=== GIVEN MATERIAL ===

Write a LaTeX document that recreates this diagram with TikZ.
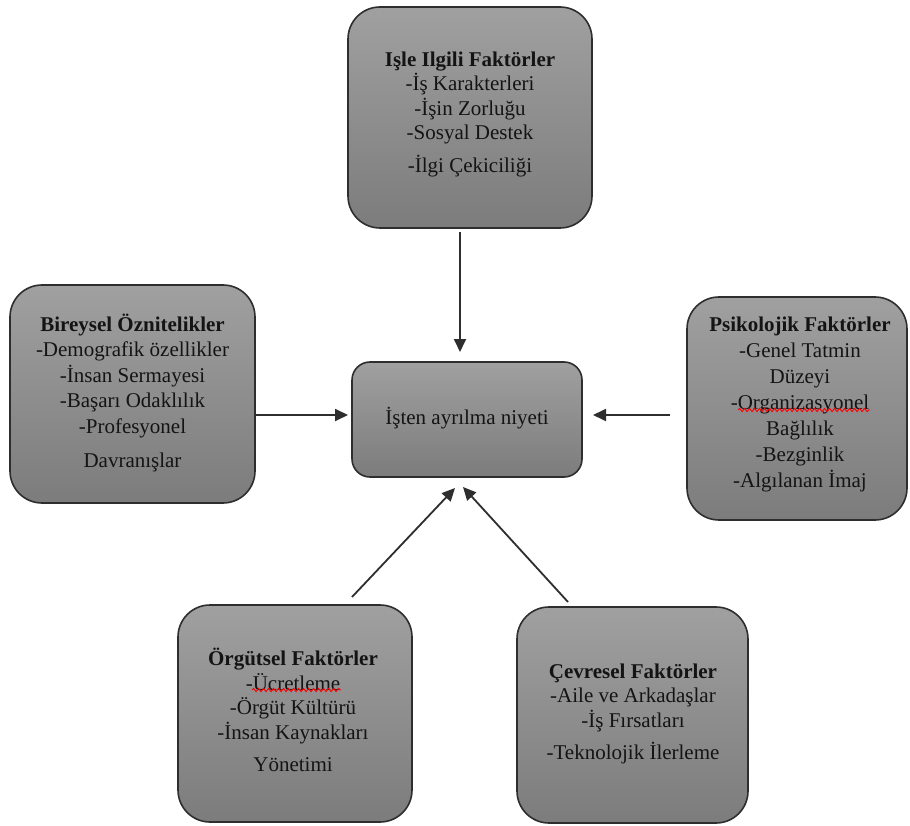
\documentclass[tikz,border=0pt]{standalone}
\usepackage{fontspec}
\setmainfont{Liberation Serif}
\usetikzlibrary{arrows.meta,decorations.pathmorphing}
\definecolor{boxtop}{HTML}{A0A0A0}
\definecolor{boxbot}{HTML}{7C7C7C}
\definecolor{edge}{HTML}{2E2E2E}
\definecolor{ink}{HTML}{141414}
\begin{document}
\begin{tikzpicture}[x=1pt,y=-1pt,
  factor/.style={draw=edge, line width=1.6pt, rounded corners=32pt,
    top color=boxtop, bottom color=boxbot, inner sep=0pt},
  txtblock/.style={align=center, text=ink, inner sep=0pt,
    font=\fontsize{21}{24.5}\selectfont},
  wide/.style={font=\fontsize{21}{26}\selectfont},
  link/.style={draw=edge, line width=1.8pt, -{Triangle[length=13pt,width=12pt]}},
  spell/.style={draw=red, line width=0.9pt, decorate,
    decoration={snake, amplitude=1.6pt, segment length=5pt}}]

\useasboundingbox[fill=white] (0,0) rectangle (910,826);

% boxes
\node[factor, minimum width=244pt, minimum height=221pt] (isle)   at (470,117.5) {};
\node[factor, minimum width=245pt, minimum height=218pt] (birey)  at (132.5,394) {};
\node[factor, minimum width=230pt, minimum height=115pt, rounded corners=18pt] (niyet) at (467,419.5) {};
\node[factor, minimum width=220pt, minimum height=223pt] (psiko)  at (797,408.5) {};
\node[factor, minimum width=234pt, minimum height=217pt] (orgut)  at (295,713.5) {};
\node[factor, minimum width=231pt, minimum height=216pt] (cevre)  at (632.5,715) {};

% texts
\node[txtblock] (isleT) at (470,114) {\textbf{Işle Ilgili Faktörler}\\-İş Karakterleri\\-İşin Zorluğu\\-Sosyal Destek\\[8pt]-İlgi Çekiciliği};
\node[txtblock, font=\fontsize{21}{25.5}\selectfont] (bireyT) at (132.5,393) {\textbf{Bireysel Öznitelikler}\\-Demografik özellikler\\-İnsan Sermayesi\\-Başarı Odaklılık\\-Profesyonel\\[9pt]Davranışlar};
\node[txtblock] (niyetT) at (467,418) {İşten ayrılma niyeti};
\node[txtblock, wide] (psikoT) at (800,404) {\textbf{Psikolojik Faktörler}\\-Genel Tatmin\\Düzeyi\\-Organizasyonel\\Bağlılık\\-Bezginlik\\-Algılanan İmaj};
\node[txtblock] (orgutT) at (293,710) {\textbf{Örgütsel Faktörler}\\-Ücretleme\\-Örgüt Kültürü\\-İnsan Kaynakları\\[8pt]Yönetimi};
\node[txtblock] (cevreT) at (633,714) {\textbf{Çevresel Faktörler}\\-Aile ve Arkadaşlar\\-İş Fırsatları\\[8pt]-Teknolojik İlerleme};

% spell-check marks
\draw[spell] (738,410) -- (870,410);
\draw[spell] (252,690) -- (341,690);

% arrow end points
\coordinate (a1s) at (460,232);  \coordinate (a1e) at (460,352);
\coordinate (a2s) at (255,415);  \coordinate (a2e) at (348,415);
\coordinate (a3s) at (670,415);  \coordinate (a3e) at (593,415);
\coordinate (a4s) at (352,597);  \coordinate (a4e) at (455,488);
\coordinate (a5s) at (568,602);  \coordinate (a5e) at (463,487);

\draw[link] (a1s) -- (a1e);
\draw[link] (a2s) -- (a2e);
\draw[link] (a3s) -- (a3e);
\draw[link] (a4s) -- (a4e);
\draw[link] (a5s) -- (a5e);
\end{tikzpicture}
\end{document}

===

**TASK:** Repeat all of the data above word for word, minus the pictures.

**RESPONSE TO THE EXERCISE:**
Write a LaTeX document that recreates this diagram with TikZ.
\documentclass[tikz,border=0pt]{standalone}
\usepackage{fontspec}
\setmainfont{Liberation Serif}
\usetikzlibrary{arrows.meta,decorations.pathmorphing}
\definecolor{boxtop}{HTML}{A0A0A0}
\definecolor{boxbot}{HTML}{7C7C7C}
\definecolor{edge}{HTML}{2E2E2E}
\definecolor{ink}{HTML}{141414}
\begin{document}
\begin{tikzpicture}[x=1pt,y=-1pt,
  factor/.style={draw=edge, line width=1.6pt, rounded corners=32pt,
    top color=boxtop, bottom color=boxbot, inner sep=0pt},
  txtblock/.style={align=center, text=ink, inner sep=0pt,
    font=\fontsize{21}{24.5}\selectfont},
  wide/.style={font=\fontsize{21}{26}\selectfont},
  link/.style={draw=edge, line width=1.8pt, -{Triangle[length=13pt,width=12pt]}},
  spell/.style={draw=red, line width=0.9pt, decorate,
    decoration={snake, amplitude=1.6pt, segment length=5pt}}]

\useasboundingbox[fill=white] (0,0) rectangle (910,826);

% boxes
\node[factor, minimum width=244pt, minimum height=221pt] (isle)   at (470,117.5) {};
\node[factor, minimum width=245pt, minimum height=218pt] (birey)  at (132.5,394) {};
\node[factor, minimum width=230pt, minimum height=115pt, rounded corners=18pt] (niyet) at (467,419.5) {};
\node[factor, minimum width=220pt, minimum height=223pt] (psiko)  at (797,408.5) {};
\node[factor, minimum width=234pt, minimum height=217pt] (orgut)  at (295,713.5) {};
\node[factor, minimum width=231pt, minimum height=216pt] (cevre)  at (632.5,715) {};

% texts
\node[txtblock] (isleT) at (470,114) {\textbf{Işle Ilgili Faktörler}\\-İş Karakterleri\\-İşin Zorluğu\\-Sosyal Destek\\[8pt]-İlgi Çekiciliği};
\node[txtblock, font=\fontsize{21}{25.5}\selectfont] (bireyT) at (132.5,393) {\textbf{Bireysel Öznitelikler}\\-Demografik özellikler\\-İnsan Sermayesi\\-Başarı Odaklılık\\-Profesyonel\\[9pt]Davranışlar};
\node[txtblock] (niyetT) at (467,418) {İşten ayrılma niyeti};
\node[txtblock, wide] (psikoT) at (800,404) {\textbf{Psikolojik Faktörler}\\-Genel Tatmin\\Düzeyi\\-Organizasyonel\\Bağlılık\\-Bezginlik\\-Algılanan İmaj};
\node[txtblock] (orgutT) at (293,710) {\textbf{Örgütsel Faktörler}\\-Ücretleme\\-Örgüt Kültürü\\-İnsan Kaynakları\\[8pt]Yönetimi};
\node[txtblock] (cevreT) at (633,714) {\textbf{Çevresel Faktörler}\\-Aile ve Arkadaşlar\\-İş Fırsatları\\[8pt]-Teknolojik İlerleme};

% spell-check marks
\draw[spell] (738,410) -- (870,410);
\draw[spell] (252,690) -- (341,690);

% arrow end points
\coordinate (a1s) at (460,232);  \coordinate (a1e) at (460,352);
\coordinate (a2s) at (255,415);  \coordinate (a2e) at (348,415);
\coordinate (a3s) at (670,415);  \coordinate (a3e) at (593,415);
\coordinate (a4s) at (352,597);  \coordinate (a4e) at (455,488);
\coordinate (a5s) at (568,602);  \coordinate (a5e) at (463,487);

\draw[link] (a1s) -- (a1e);
\draw[link] (a2s) -- (a2e);
\draw[link] (a3s) -- (a3e);
\draw[link] (a4s) -- (a4e);
\draw[link] (a5s) -- (a5e);
\end{tikzpicture}
\end{document}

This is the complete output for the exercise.